- Date: 24–29 October
- Edition: 31st
- Category: International Series
- Draw: 32S / 16D
- Prize money: $975,000
- Surface: Carpet / indoor
- Location: Basel, Switzerland
- Venue: St. Jakobshalle

Champions

Singles
- Thomas Enqvist

Doubles
- Donald Johnson / Piet Norval
- ← 1999 · Swiss Indoors · 2001 →

= 2000 Davidoff Swiss Indoors =

The 2000 Davidoff Swiss Indoors was a men's tennis tournament played on indoor carpet courts at the St.
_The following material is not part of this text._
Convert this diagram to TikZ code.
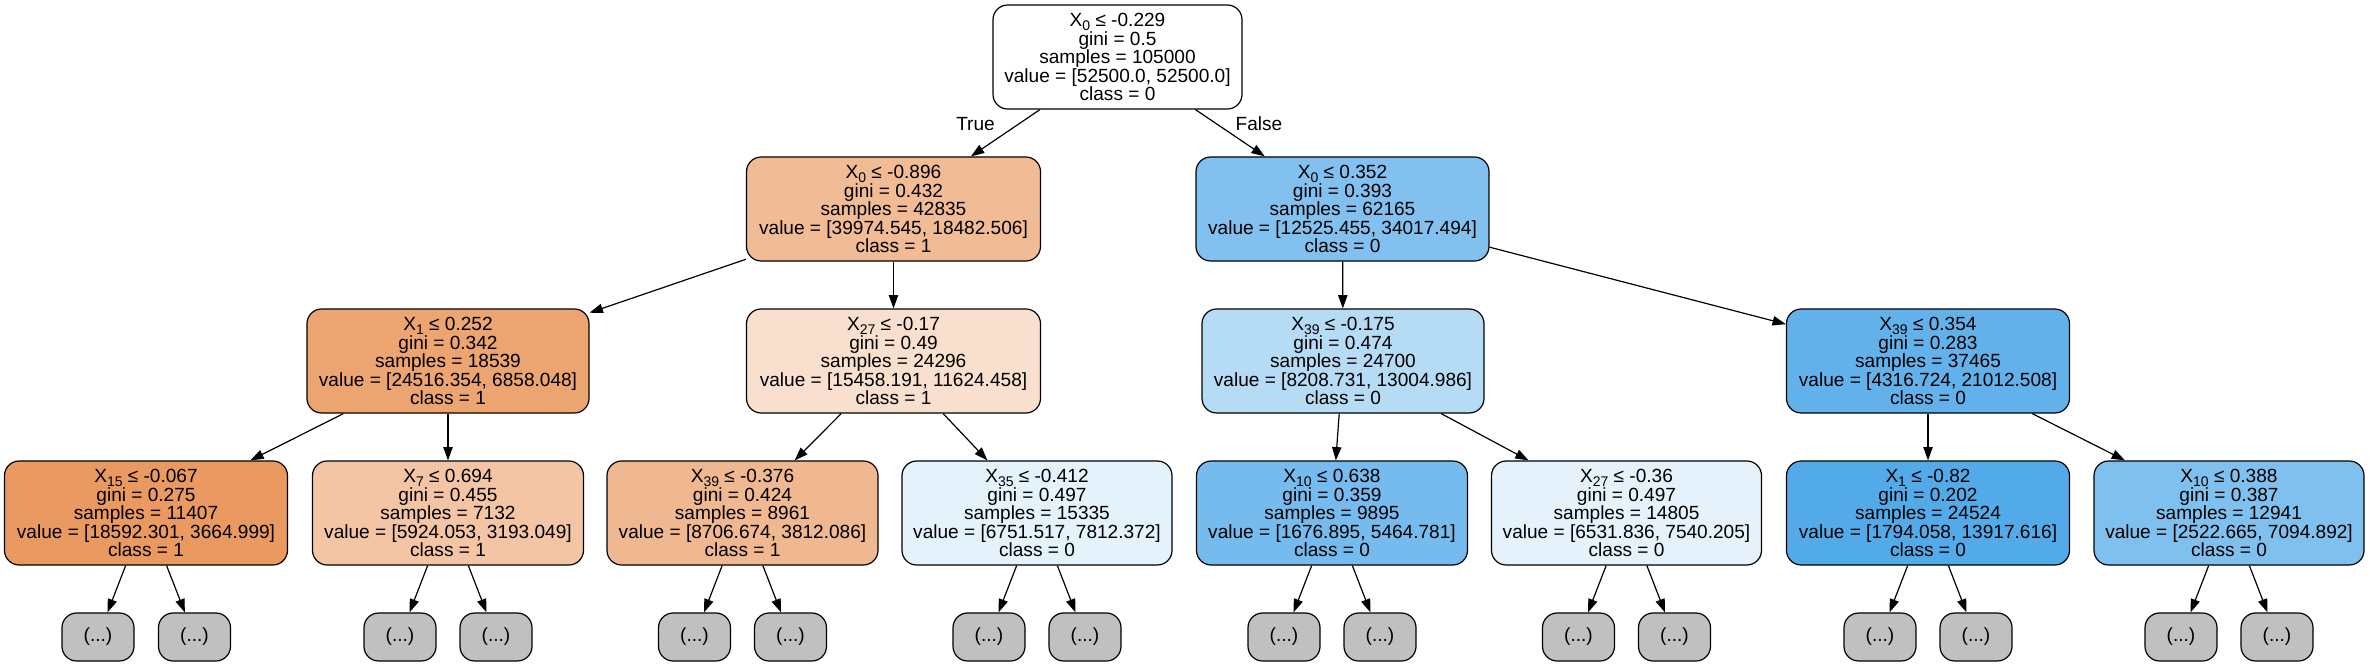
\documentclass[tikz,border=0pt]{standalone}
\usepackage{fontspec}
\setmainfont{Liberation Sans}
\usetikzlibrary{arrows.meta}
\definecolor{cA}{RGB}{241,187,149}
\definecolor{cB}{RGB}{130,193,239}
\definecolor{cC}{RGB}{236,164,112}
\definecolor{cD}{RGB}{249,224,206}
\definecolor{cE}{RGB}{182,219,245}
\definecolor{cF}{RGB}{98,177,234}
\definecolor{cG}{RGB}{234,154,96}
\definecolor{cH}{RGB}{243,197,164}
\definecolor{cI}{RGB}{240,184,144}
\definecolor{cJ}{RGB}{228,242,251}
\definecolor{cK}{RGB}{118,187,237}
\definecolor{cL}{RGB}{229,242,252}
\definecolor{cM}{RGB}{83,170,232}
\definecolor{cN}{RGB}{127,192,238}
\definecolor{leafgray}{RGB}{192,192,192}
\newcommand\Xs[1]{X\smash{\raisebox{-3pt}{\fontsize{10.5pt}{10.5pt}\selectfont #1}}}
\newcommand\tn[6]{\Xs{#1} ≤ #2\\gini = #3\\samples = #4\\value = [#5]\\class = #6}
\begin{document}
\begin{tikzpicture}[x=0.75pt,y=-0.75pt,
  treenode/.style={draw=black, line width=0.9pt, rounded corners=11pt, minimum height=78pt,
    inner sep=0pt, align=center, font=\fontsize{14.3pt}{13.9pt}\selectfont},
  w/.style={minimum width=#1*0.75pt},
  leafnode/.style={draw=black, line width=0.9pt, rounded corners=11pt, minimum width=54pt,
    minimum height=36pt, inner sep=0pt, fill=leafgray, font=\fontsize{14.3pt}{13.9pt}\selectfont},
  edgelabel/.style={inner sep=0pt, font=\fontsize{14.3pt}{13.9pt}\selectfont},
  conn/.style={draw=black, line width=0.9pt, -{Triangle[length=10pt,width=7pt]}}]
\useasboundingbox (0,0) rectangle (2370,667);
\fill[white] (0,0) rectangle (2370,667);
% level 0
\node[treenode, fill=white, w=249] (root) at (1117.5,57) {\tn{0}{-0.229}{0.5}{105000}{52500.0, 52500.0}{0}};
% level 1
\node[treenode, fill=cA, w=294] (a) at (893.5,209) {\tn{0}{-0.896}{0.432}{42835}{39974.545, 18482.506}{1}};
\node[treenode, fill=cB, w=293] (b) at (1342.5,209) {\tn{0}{0.352}{0.393}{62165}{12525.455, 34017.494}{0}};
% level 2
\node[treenode, fill=cC, w=282] (c) at (448,361) {\tn{1}{0.252}{0.342}{18539}{24516.354, 6858.048}{1}};
\node[treenode, fill=cD, w=294] (d) at (893.5,361) {\tn{27}{-0.17}{0.49}{24296}{15458.191, 11624.458}{1}};
\node[treenode, fill=cE, w=282] (e) at (1343,361) {\tn{39}{-0.175}{0.474}{24700}{8208.731, 13004.986}{0}};
\node[treenode, fill=cF, w=283] (f) at (1928,361) {\tn{39}{0.354}{0.283}{37465}{4316.724, 21012.508}{0}};
% level 3
\node[treenode, fill=cG, w=283] (g) at (146,513) {\tn{15}{-0.067}{0.275}{11407}{18592.301, 3664.999}{1}};
\node[treenode, fill=cH, w=271] (h) at (448,513) {\tn{7}{0.694}{0.455}{7132}{5924.053, 3193.049}{1}};
\node[treenode, fill=cI, w=271] (i) at (742.5,513) {\tn{39}{-0.376}{0.424}{8961}{8706.674, 3812.086}{1}};
\node[treenode, fill=cJ, w=270] (j) at (1037,513) {\tn{35}{-0.412}{0.497}{15335}{6751.517, 7812.372}{0}};
\node[treenode, fill=cK, w=271] (k) at (1332,513) {\tn{10}{0.638}{0.359}{9895}{1676.895, 5464.781}{0}};
\node[treenode, fill=cL, w=270] (l) at (1626.5,513) {\tn{27}{-0.36}{0.497}{14805}{6531.836, 7540.205}{0}};
\node[treenode, fill=cM, w=283] (m) at (1928,513) {\tn{1}{-0.82}{0.202}{24524}{1794.058, 13917.616}{0}};
\node[treenode, fill=cN, w=270] (n) at (2229,513) {\tn{10}{0.388}{0.387}{12941}{2522.665, 7094.892}{0}};
% edges
\draw[conn] (root) -- (a);
\draw[conn] (root) -- (b);
\draw[conn] (a) -- (c);
\draw[conn] (a) -- (d);
\draw[conn] (b) -- (e);
\draw[conn] (b) -- (f);
\draw[conn] (c) -- (g);
\draw[conn] (c) -- (h);
\draw[conn] (d) -- (i);
\draw[conn] (d) -- (j);
\draw[conn] (e) -- (k);
\draw[conn] (e) -- (l);
\draw[conn] (f) -- (m);
\draw[conn] (f) -- (n);
% edge labels
\node[edgelabel] (truelbl) at (975.5,124) {True};
\node[edgelabel] (falselbl) at (1259,124) {False};
% leaves
\foreach \p/\xa/\xb in {g/98/194.5, h/400/496, i/694.5/790.5, j/989/1085,
  k/1284/1380, l/1578.5/1674.5, m/1880/1976, n/2181/2277} {
  \node[leafnode] (\p1) at (\xa,637) {(...)};
  \node[leafnode] (\p2) at (\xb,637) {(...)};
  \draw[conn] (\p) -- (\p1);
  \draw[conn] (\p) -- (\p2);
}
\end{tikzpicture}
\end{document}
Jakobshalle in Basel in Switzerland and was part of the International Series of the 2000 ATP Tour. The tournament ran from 24 October through 29 October 2000. Second-seeded Thomas Enqvist won the singles title.

==Finals==
===Singles===

SWE Thomas Enqvist defeated SUI Roger Federer 6–2, 4–6, 7–6^{(7–4)}, 1–6, 6–1
- It was Enqvist's 2nd title of the year and the 18th of his career.

===Doubles===

USA Donald Johnson / RSA Piet Norval defeated SUI Roger Federer / SVK Dominik Hrbatý 7–6^{(11–9)}, 4–6, 7–6^{(7–4)}
- It was Johnson's 4th title of the year and the 13th of his career. It was Norval's 3rd title of the year and the 13th of his career.